Bolton Screwed Up – So Have The Courts

https://www.washingtonpost.com/…/4e5d7cac-0403-11eb…

Regarding the attached Washington Post report about a judge’s decision to keep the heat on John Bolton for handing his memoir to Simon & Schuster before it got official White House approval:

Despite everything else going on — the near collapse of the Republic under the weight of COVID 19 — I can’t resist nitpicking the article over several points.

My friend, Mark Zaid, valiant defender of numerous whistleblowers, is mistaken in suggesting to the Post that it’s okay for a bureaucrat-turned-author to let a publisher, lawyer, or agent check out an uncleared draft while it is still going through the clearance process.

That issue was addressed and resolved to the contrary in my own two court battles over government prepublication review.

Their upshot:

If you are a government hack, active or retired, who is required by contract or implicit obligation to get official approval before spouting off, you can’t do it to any outsider without that sign off. Period.

If you do, you automatically forfeit all profits from the enterprise and risk being labeled a national security threat, regardless of whether your published work contains any secrets.

A Supreme Court ruling against me in 1980 established this regime.

I was reamed out and bankrupted for publishing my CIA memoir Decent Interval without Agency clearance, though prosecutors acknowledged for the record that the book was secrets-free. The case stands for the enforceability of government prepublication review procedures under any circumstances, even minus any demonstrable security violation.

Inter-agency clearance regulations based on this ruling warn that no insider’s manuscript can be circulated off the official grid before the censors give a thumb’s up.

Accordingly, lawyers representing me have always been obliged to await security clearances before counseling me on the substance of any manuscript or even giving it a cursory glance.

My second excursion to the Supreme Court – call it Snepp v US, Part II – sought to nail down a technical aspect of prepublication review: clearance deadlines. It was designed to keep government censors from vest-pocket-vetoing a prospective book simply by sitting on the draft indefinitely.

This is what White House censors tried to do with John Bolton.

The judge cited in the Post article — the guy handling the Bolton case — seems to believe that censors in whatever agency are legally obliged to complete the vetting of manuscripts within 30 days. By all rights that should have persuaded him to decide in Bolton’s favor. Perversely he didn’t do that.

In fact he’s got the issue all screwed up. There is no enforceable rule or court precedent requiring the government to liberate a manuscript within 30 days. There should be, but there isn’t.

In Snepp v US, Part II, I asked the Federal courts to endorse just such a cut-off, and lost. The lower courts decided that senior security officials should not be inconvenienced with precise clearance deadlines. When I asked the Supreme Court to intervene, it refused, leaving the lower court rulings intact.

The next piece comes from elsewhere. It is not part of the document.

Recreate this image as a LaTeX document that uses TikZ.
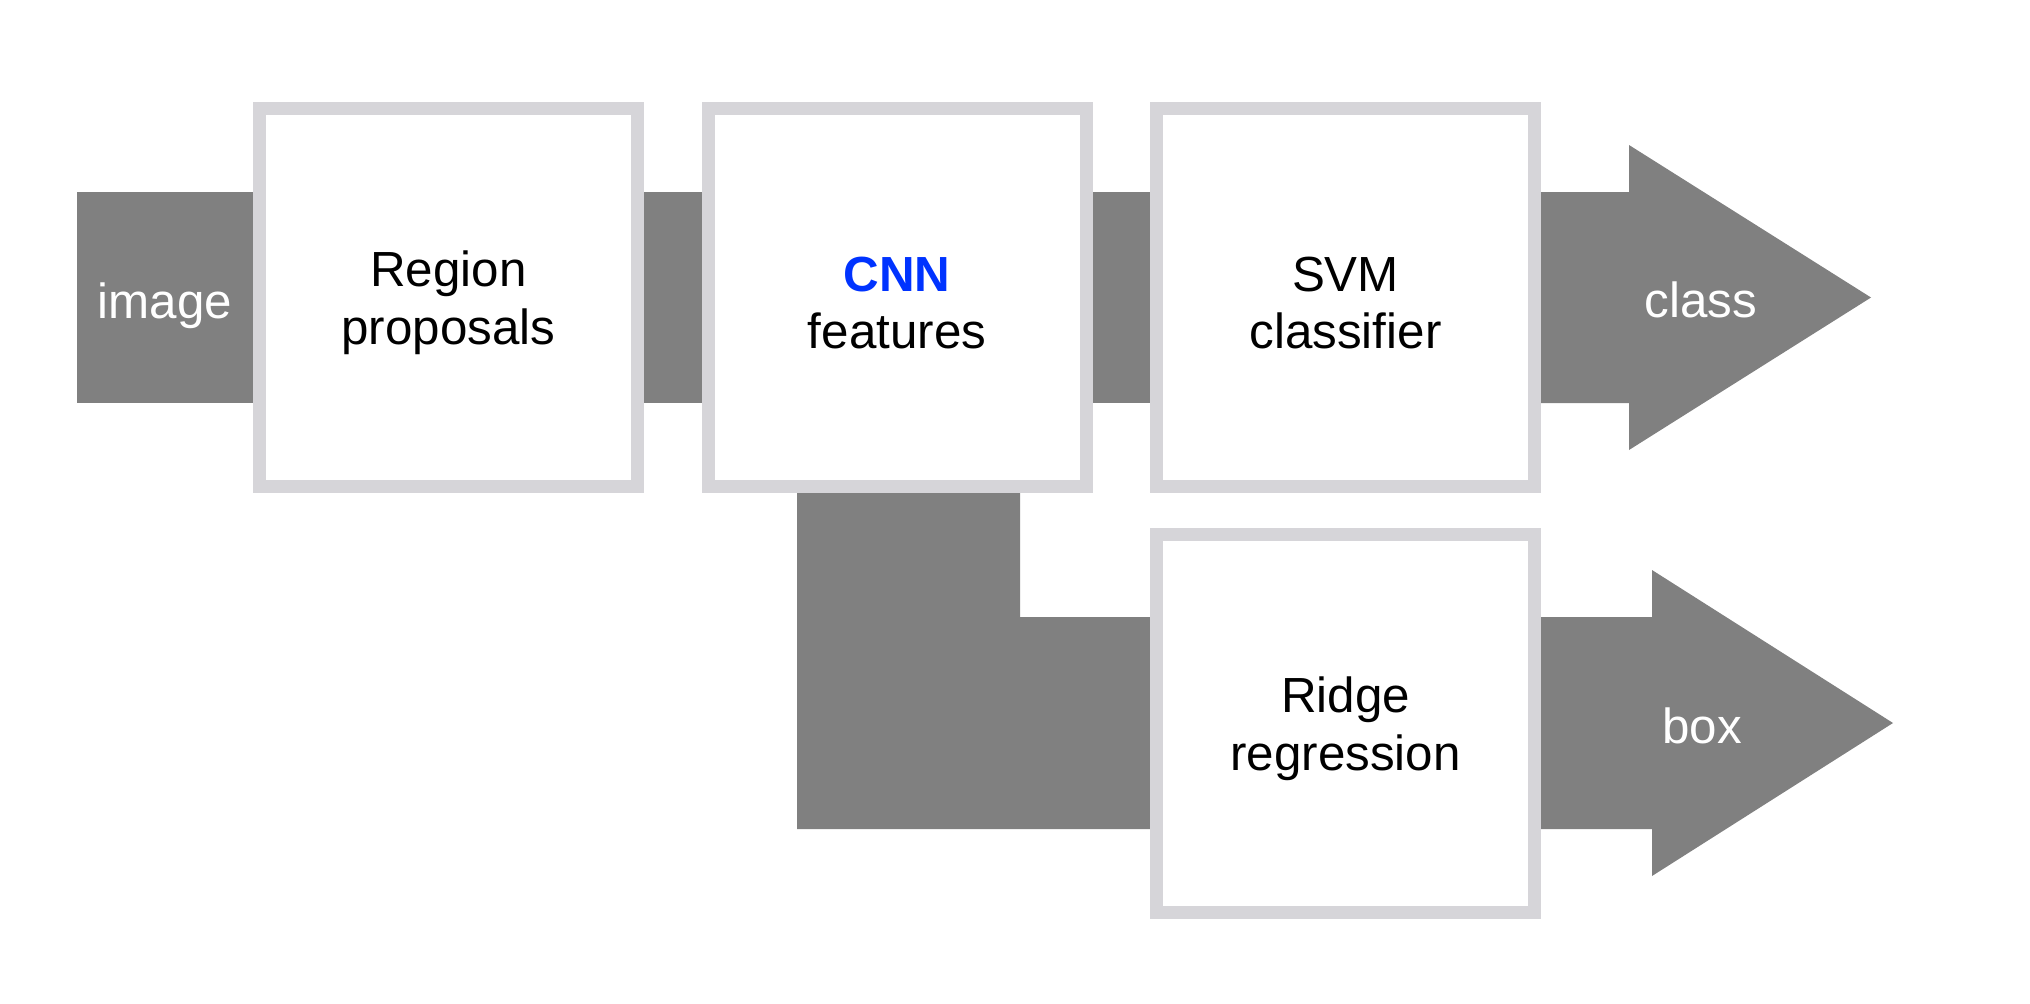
\documentclass[tikz,border=0pt]{standalone}
\usepackage{fontspec}
\setmainfont{Liberation Sans}
\usepackage{xcolor}
\usepackage{tikz}

\begin{document}
\begin{tikzpicture}[x=0.75pt,y=0.75pt,yscale=-1,xscale=1,
  bar/.style={fill={rgb, 255:red, 128; green, 128; blue, 128 }},
  stage/.style={draw={rgb, 255:red, 214; green, 213; blue, 217 }, line width=9.75pt, fill=white, minimum width=283.5pt, minimum height=283.5pt, inner sep=0pt},
  txt/.style={inner sep=0.75pt, align=center, font=\fontsize{37}{43}\selectfont},
  lbl/.style={color=white, inner sep=0.75pt, font=\fontsize{37}{43}\selectfont}]
\useasboundingbox (0,0) rectangle (2030,1003);

%Shape: Rectangle [image bar]
\fill [bar] (77,192) -- (260,192) -- (260,403) -- (77,403) -- cycle ;
%Shape: Rectangle [region to cnn]
\fill [bar] (640,192) -- (705,192) -- (705,403) -- (640,403) -- cycle ;
%Shape: Rectangle [cnn to svm]
\fill [bar] (1088,192) -- (1155,192) -- (1155,403) -- (1088,403) -- cycle ;
%Shape: Arrow [class]
\fill [bar] (1536,192) -- (1629,192) -- (1629,145) -- (1871,297.5) -- (1629,450) -- (1629,403) -- (1536,403) -- cycle ;
%Shape: L [cnn to ridge]
\fill [bar] (797,488) -- (1020,488) -- (1020,617) -- (1155,617) -- (1155,829) -- (797,829) -- cycle ;
%Shape: Arrow [box]
\fill [bar] (1536,617) -- (1652,617) -- (1652,570) -- (1893,723) -- (1652,876) -- (1652,829) -- (1536,829) -- cycle ;

% Stage boxes
\node [stage] (region) at (448.5,297.5) {};
\node [stage] (cnn) at (897,297.5) {};
\node [stage] (svm) at (1345.5,297.5) {};
\node [stage] (ridge) at (1345.5,723.5) {};

% Text Node
\node [txt] (regiontxt) at ([yshift=4pt]region.center) {Region\\proposals};
% Text Node
\node [txt] (cnntxt) at ([yshift=4pt]cnn.center) {{\color[RGB]{0,51,255}\bfseries CNN}\\features};
% Text Node
\node [txt] (svmtxt) at ([yshift=4pt]svm.center) {SVM\\classifier};
% Text Node
\node [txt] (ridgetxt) at ([yshift=4pt]ridge.center) {Ridge\\regression};
% Text Node
\node [lbl] (image) at (165,306) {image};
% Text Node
\node [lbl] (class) at (1701,300) {class};
% Text Node
\node [lbl] (box) at (1702,726) {box};

\end{tikzpicture}
\end{document}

The judge’s confusion in the Bolton case and the absence of a rock-solid deadline for the censors tell us all we need to know about the imperfections of prepublication review as it is now being practiced by government agencies.

Such imperfections are supposedly redeemed (made right with the First Amendment) because an abused author can always appeal the abuse to the courts. But who can afford it? The government can outspend you every time.

And what if you do scrape together enough money or pro bono representation to mount a counter-suit? I can tell you that nine times out of ten the courts will defer to the government. What mere judge dares second-guess a vaunted security official who adamantly insists the nation will implode if a certain word or paragraph sneaks into print?

This conundrum means that lawyers like Mark Zaid, who specialize in negotiating “down” overzealous censors by striking out-of-court compromises with them will always have their calendars full.

Thank God for them. Blind Justice offers little help.